Dona is absolutely on target! What follows is a very long post but maybe it can help you to "walk a mile in the other person's shoes".
Perhaps you should try a little exercise for the imagination. Take a moment, close your eyes and try to envision your wife. Take a few deep breaths, and imagine that you are her, and that the following scenario includes the secret thoughts that you (as your wife) are having.
My day started at 5 am today. I was roused from sleep by the cries of my baby. I love her so much, but I'm really getting sick of the hours of this new job as "Mommy". We sat down to breastfeed and it was so nice: quiet, solitude, and just reveling in the emotions of sustaining this new life that I adore so deeply. I do my best to enjoy this moment, because I know it's probably the last time I'll feel truly relaxed today. I send my husband off to work this morning with a hurried kiss and a little pang of regret that I was too exhausted to do anything but crash into bed after the late feeding. He must be getting lonely for time with me too. For the rest of the day I alternate between changing diapers, doing laundry that smells like sour baby puke, soothing my crying angel to sleep, and trying to decide what to fix for dinner. I go shopping, pay the bills, do the dishes and collapse on the couch for an hour when the baby naps at 2:00. The most stimulating dialog I have is with the checker at the grocery store, so there is a lot of time to think. Some of the things I thought about today were: " Baby seems kind of hot, I wonder if she's teething. I should really eat better, I'll never get my body back at this rate. My breasts are killing me, is that kid ever gonna wake up and relieve this pressure? I bet hubby was pretty disappointed last night... I know it's been a while. Why am I so tired, it seemed like a slept pretty well last night? I guess it's just the extra calories I'm losing with the breastfeeding. That coupled with feeling dehydrated and the hormonal swings just really takes is out of you. Am I going to be a good mom? What if I make a mistake... a big one? Hey, she bit me that little stinker... now that nipple's gonna hurt all day! "
Now hubby is home and what a relief! I hand him the baby that's been crying half the afternoon and go to the kitchen to make dinner. We eat in shifts since baby won't settle down unless she's being held... yep, probably teething. But what if it's an ear infection, how do they expect parents to know the difference? We don't get to talk much, but it's good to have him home. He's so good with the baby... what a great dad... God, how I love him. I breastfeed one last time (I hope) and baby finally goes to sleep. Maybe we crash on the couch and watch some mindless TV to relax. Hubby gave me a neck rub and I almost fell asleep... nice.

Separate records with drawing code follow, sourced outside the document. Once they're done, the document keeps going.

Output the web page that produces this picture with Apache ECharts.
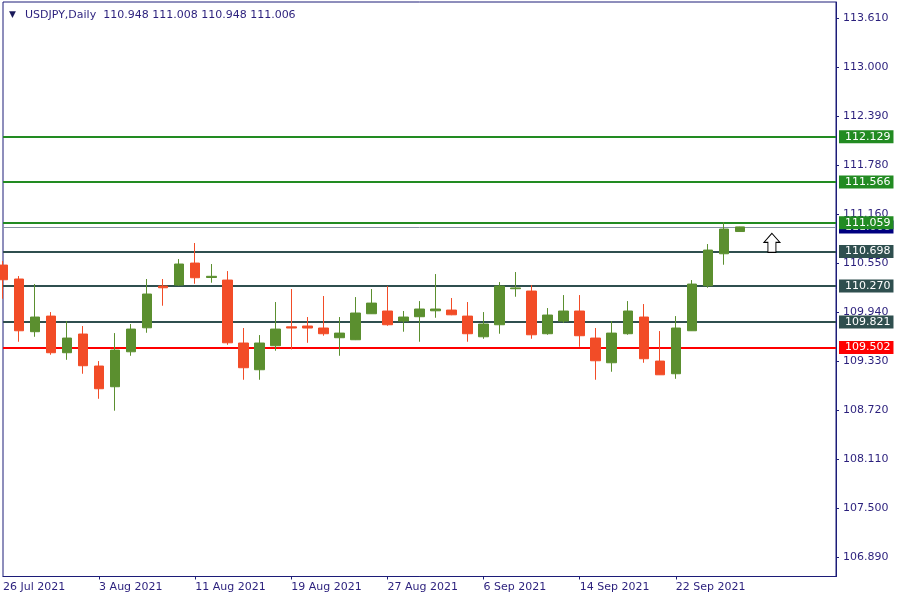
<!DOCTYPE html>
<html>
<head>
<meta charset="utf-8">
<script src="https://cdn.jsdelivr.net/npm/echarts@6/dist/echarts.min.js"></script>
<style>html,body{margin:0;padding:0;background:#fff}#c{width:900px;height:600px}</style>
</head>
<body>
<div id="c"></div>
<script>
// ---- data ----
const dates = ['26 Jul 2021','27 Jul 2021','28 Jul 2021','29 Jul 2021','30 Jul 2021',
  '2 Aug 2021','3 Aug 2021','4 Aug 2021','5 Aug 2021','6 Aug 2021','9 Aug 2021','10 Aug 2021',
  '11 Aug 2021','12 Aug 2021','13 Aug 2021','16 Aug 2021','17 Aug 2021','18 Aug 2021',
  '19 Aug 2021','20 Aug 2021','23 Aug 2021','24 Aug 2021','25 Aug 2021','26 Aug 2021',
  '27 Aug 2021','30 Aug 2021','31 Aug 2021','1 Sep 2021','2 Sep 2021','3 Sep 2021',
  '6 Sep 2021','7 Sep 2021','8 Sep 2021','9 Sep 2021','10 Sep 2021','13 Sep 2021',
  '14 Sep 2021','15 Sep 2021','16 Sep 2021','17 Sep 2021','20 Sep 2021','21 Sep 2021',
  '22 Sep 2021','23 Sep 2021','24 Sep 2021','27 Sep 2021','28 Sep 2021'];
const opens  = [110.530,110.356,109.699,109.894,109.437,109.670,109.271,109.013,109.449,109.748,
  110.268,110.281,110.555,110.375,110.343,109.558,109.225,109.524,109.760,109.770,
  109.745,109.624,109.599,109.923,109.957,109.832,109.886,109.960,109.969,109.894,
  109.636,109.786,110.235,110.206,109.674,109.832,109.957,109.620,109.312,109.674,
  109.882,109.333,109.175,109.711,110.272,110.671,110.948];
const closes = [110.347,109.711,109.882,109.437,109.620,109.275,108.988,109.470,109.732,110.169,
  110.247,110.543,110.372,110.390,109.561,109.250,109.558,109.732,109.745,109.745,
  109.674,109.682,109.932,110.056,109.786,109.882,109.982,109.982,109.910,109.674,
  109.795,110.268,110.245,109.661,109.907,109.957,109.649,109.337,109.682,109.957,
  109.362,109.162,109.745,110.293,110.717,110.979,111.006];
const lows   = [110.110,109.574,109.636,109.412,109.349,109.175,108.863,108.714,109.399,109.686,
  110.023,110.272,110.297,110.310,109.536,109.100,109.100,109.462,109.479,109.561,
  109.649,109.399,109.595,109.920,109.773,109.699,109.574,109.873,109.905,109.574,
  109.611,109.674,110.135,109.611,109.661,109.807,109.511,109.100,109.200,109.661,
  109.312,109.160,109.112,109.708,110.247,110.534,110.948];
const highs  = [110.580,110.393,110.293,109.944,109.832,109.770,109.333,109.682,109.795,110.356,
  110.356,110.605,110.805,110.543,110.455,109.745,109.657,110.069,110.231,109.882,
  110.144,109.882,110.131,110.231,110.268,109.957,110.081,110.418,110.119,110.069,
  109.944,110.318,110.443,110.281,109.994,110.156,110.156,109.745,109.832,110.081,
  110.044,109.707,109.894,110.343,110.792,111.066,111.008];
const emptySlots = 6;   // future bars shown empty at the right
const priceTicks = [106.890,107.500,108.110,108.720,109.330,109.940,110.550,111.160,111.780,112.390,113.000,113.610];
const resistanceLevels = [112.129, 111.566, 111.059];
const middleLevels = [110.698, 110.270, 109.821];
const supportLevels = [109.502];
const bidPrice = 111.006;
const arrowIndex = 48;
const arrowPrice = 110.807;
const titleText = 'USDJPY,Daily  110.948 111.008 110.948 111.006';

// ---- build ----
const cats = dates.concat(new Array(emptySlots).fill(''));
const candles = dates.map((d, i) => [opens[i], closes[i], lows[i], highs[i]]);
const NAVY = '#1c1c78';
const TXT = '#2a1f7c';
const FONT = 'DejaVu Sans';
const showTick = (i) => i % 6 === 0 && cats[i] !== '';

function level(v, color) {
  return {
    yAxis: v,
    lineStyle: { color: color, width: 2, type: 'solid' },
    label: { backgroundColor: color }
  };
}
const lineData = [];
lineData.push({ yAxis: bidPrice, lineStyle: { color: '#8593a3', width: 1, type: 'solid' }, label: { backgroundColor: '#000080' } });
resistanceLevels.forEach(v => lineData.push(level(v, '#228b22')));
middleLevels.forEach(v => lineData.push(level(v, '#2f4f4f')));
supportLevels.forEach(v => lineData.push(level(v, '#ff0000')));

const chart = echarts.init(document.getElementById('c'), null, { renderer: 'canvas' });
chart.setOption({
  animation: false,
  backgroundColor: '#ffffff',
  textStyle: { fontFamily: FONT },
  title: [
    { text: '▼', left: 4, top: 5, textStyle: { fontSize: 9, color: '#1a1a5a', fontWeight: 'normal', fontFamily: FONT } },
    { text: titleText, left: 20, top: 5, textStyle: { fontSize: 11, color: TXT, fontWeight: 'normal', fontFamily: FONT } }
  ],
  grid: { left: 3, right: 64, top: 2, bottom: 23.5, show: true, borderColor: NAVY, borderWidth: 1, backgroundColor: '#fff' },
  xAxis: {
    type: 'category',
    data: cats,
    boundaryGap: false,
    axisLine: { show: true, lineStyle: { color: NAVY, width: 1 } },
    axisTick: { show: true, interval: (i) => showTick(i) && i > 0, length: 3, lineStyle: { color: NAVY } },
    axisLabel: { interval: (i) => showTick(i), align: 'left', margin: 5, fontSize: 11, color: TXT, fontFamily: FONT, showMinLabel: true, hideOverlap: false },
    splitLine: { show: false }
  },
  yAxis: {
    type: 'value',
    position: 'right',
    min: 106.647,
    max: 113.81,
    scale: true,
    axisLine: { show: true, lineStyle: { color: NAVY, width: 1 } },
    axisTick: { show: true, length: 3, customValues: priceTicks, lineStyle: { color: NAVY } },
    axisLabel: { customValues: priceTicks, margin: 7, fontSize: 11, color: TXT, fontFamily: FONT, formatter: (v) => v.toFixed(3) },
    splitLine: { show: false }
  },
  series: [
    {
      type: 'line',
      z: 1,
      data: cats.map(() => null),
      silent: true,
      markLine: {
        silent: true,
        symbol: ['none', 'none'],
        precision: 3,
        z: 1,
        label: {
          show: true,
          position: 'end',
          distance: 3,
          color: '#ffffff',
          fontSize: 11,
          fontFamily: FONT,
          padding: [1, 3, 0, 6],
          height: 12,
          lineHeight: 12,
          formatter: (p) => Number(p.value).toFixed(3)
        },
        emphasis: { disabled: true },
        data: lineData
      }
    },
    {
      type: 'candlestick',
      z: 10,
      data: candles,
      barWidth: 10,
      clip: true,
      itemStyle: {
        color: '#5b8f2f',
        color0: '#f24c27',
        borderColor: '#5b8f2f',
        borderColor0: '#f24c27',
        borderWidth: 1
      }
    },
    {
      type: 'line',
      z: 12,
      data: cats.map(() => null),
      silent: true,
      markPoint: {
        symbol: 'path://M8,0L16,9L12,9L12,19L4,19L4,9L0,9Z',
        symbolSize: [16, 19],
        symbolKeepAspect: false,
        itemStyle: { color: '#ffffff', borderColor: '#000000', borderWidth: 1 },
        label: { show: false },
        data: [{ coord: [arrowIndex, arrowPrice] }]
      }
    }
  ]
});
</script>
</body>
</html>
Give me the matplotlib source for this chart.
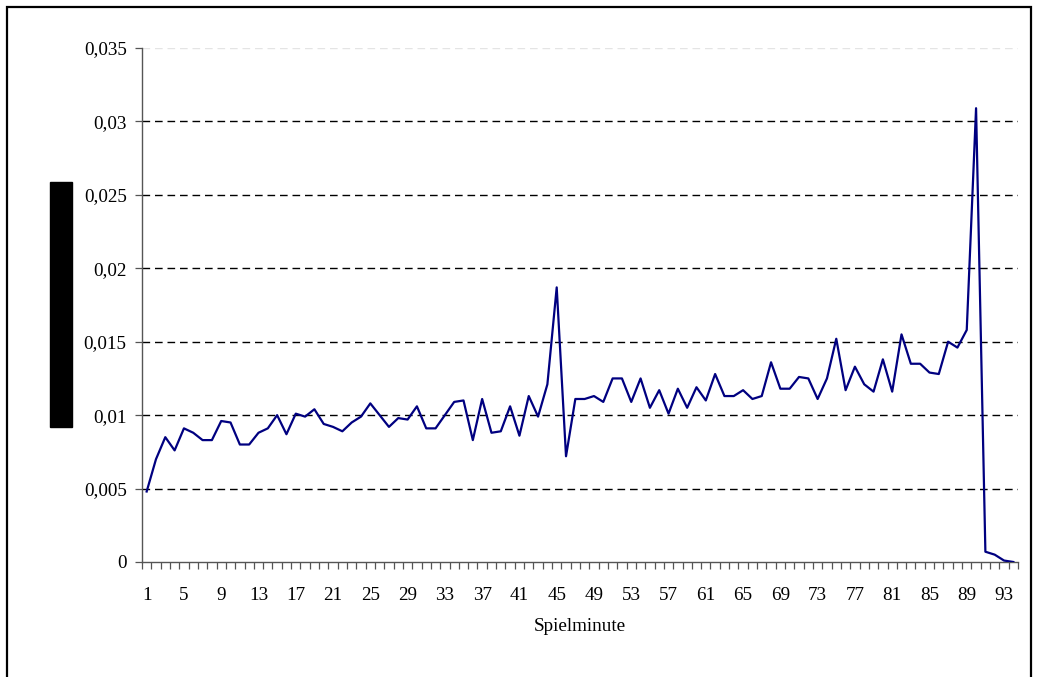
import numpy as np
import matplotlib
matplotlib.use("Agg")
import matplotlib.pyplot as plt
from matplotlib.patches import Rectangle

# --- Data ---
minutes = np.arange(1, 95)
share = [
    0.0048, 0.0070, 0.0085, 0.0076, 0.0091, 0.0088, 0.0083, 0.0083, 0.0096, 0.0095,
    0.0080, 0.0080, 0.0088, 0.0091, 0.0100, 0.0087, 0.0101, 0.0099, 0.0104, 0.0094,
    0.0092, 0.0089, 0.0095, 0.0099, 0.0108, 0.0100, 0.0092, 0.0098, 0.0097, 0.0106,
    0.0091, 0.0091, 0.0100, 0.0109, 0.0110, 0.0083, 0.0111, 0.0088, 0.0089, 0.0106,
    0.0086, 0.0113, 0.0099, 0.0121, 0.0187, 0.0072, 0.0111, 0.0111, 0.0113, 0.0109,
    0.0125, 0.0125, 0.0109, 0.0125, 0.0105, 0.0117, 0.0101, 0.0118, 0.0105, 0.0119,
    0.0110, 0.0128, 0.0113, 0.0113, 0.0117, 0.0111, 0.0113, 0.0136, 0.0118, 0.0118,
    0.0126, 0.0125, 0.0111, 0.0125, 0.0152, 0.0117, 0.0133, 0.0121, 0.0116, 0.0138,
    0.0116, 0.0155, 0.0135, 0.0135, 0.0129, 0.0128, 0.0150, 0.0146, 0.0158, 0.0309,
    0.0007, 0.0005, 0.0001, 0.0000,
]
x_labels = [str(m) for m in range(1, 95, 4)]
y_ticks = [0, 0.005, 0.01, 0.015, 0.02, 0.025, 0.03, 0.035]
y_labels = ["0", "0,005", "0,01", "0,015", "0,02", "0,025", "0,03", "0,035"]

plt.rcParams['font.family'] = ['Liberation Serif', 'DejaVu Serif']
FS = 13.8

fig = plt.figure(figsize=(10.38, 6.77), dpi=100)
ax = fig.add_axes([142 / 1038, 1 - 562 / 677, 876 / 1038, 514 / 677])

# dashed gridlines
for yv in y_ticks[1:-1]:
    ax.axhline(yv, color='black', lw=1.0, dashes=(5.5, 3.5), zorder=1)
ax.axhline(y_ticks[-1], color='#e4e4e4', lw=1.0, dashes=(5.5, 3.5), zorder=1)

ax.plot(minutes, share, color='#000080', lw=1.6, zorder=3)

ax.set_xlim(0.5, 94.5)
ax.set_ylim(0, 0.035)

ax.set_yticks(y_ticks)
ax.set_yticklabels(y_labels, fontsize=FS)
ax.tick_params(axis='y', direction='out', length=5, width=0.9, color='#555555', pad=6)

ax.set_xticks(range(1, 95, 4))
ax.set_xticklabels(x_labels, fontsize=FS)
ax.set_xticks(np.arange(0.5, 95, 1), minor=True)
ax.tick_params(axis='x', which='major', length=0, pad=18)
ax.tick_params(axis='x', which='minor', direction='out', length=5, width=0.9, color='#555555')

for side in ['top', 'right']:
    ax.spines[side].set_visible(False)
for side in ['left', 'bottom']:
    ax.spines[side].set_color('#555555')
    ax.spines[side].set_linewidth(1.0)

ax.set_xlabel("Spielminute", fontsize=FS, labelpad=10)

# redacted axis title block and outer frame
fig.patches.append(Rectangle((50 / 1038, 1 - 427 / 677), 22 / 1038, 245 / 677,
                             transform=fig.transFigure, color='black', zorder=5))
fig.patches.append(Rectangle((7 / 1038, -0.02), 1024 / 1038, 1.02 - 7 / 677,
                             transform=fig.transFigure, fill=False,
                             edgecolor='black', lw=1.6, zorder=5))

fig.savefig("out.png", dpi=100)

We get into bed now and boy does it feel good to stretch out. My shoulders are killing me from carrying baby and breastfeeding in a dozen different positions trying to get comfortable (note to self: try not to slouch so much). Hubby snuggles in and I'm about to drift off when he kisses my neck. I stiffen. He's interested and I'm exhausted. Oh well, the poor guy deserves to have some fun... he's been pretty tolerant of all the changes lately. I hope this goes better than last time. I'm worried that it's going to hurt again. So we're kissing, and I wonder why I don't feel excited like I used to. Hormones I guess, let's keep trying. He's caressing me now and it feels nice but I'm having trouble concentrating... I'm worried because it's taking so long to get the engines revved. Every time he touches my breasts I tense up a little. I know on an intellectual level that this should feel good, but these things have a higher purpose now. Bizzare notions that using them for sex is cheating on the baby and vice versa cross my mind. I try to push these thoughts away, only to wonder if his attention to my breasts might cause 'let-down'. I'd be absolutely mortified if I started leaking milk right now! Uh-oh, his hands are headed south and I'm not even wet yet. I'm failing! What's wrong with me, this always worked before?! I tell myself to stop it, just concentrate on the physical and quit thinking too much. It looks like we'll have to resort to using lubricant again. I feel like a failure. I'm broken somehow... my body just doesn't respond like it used to. Can he possibly understand? Does he even want a woman like me any more? Oh please don't let it hurt this time!
Ok - now tell me, do you feel sexy right now?
Please be patient with her. I'm not saying I can read your wife's mind, but there's more than just hormones at work here, and the hormones are pretty significant. She's probably just as concerned about the future as you are.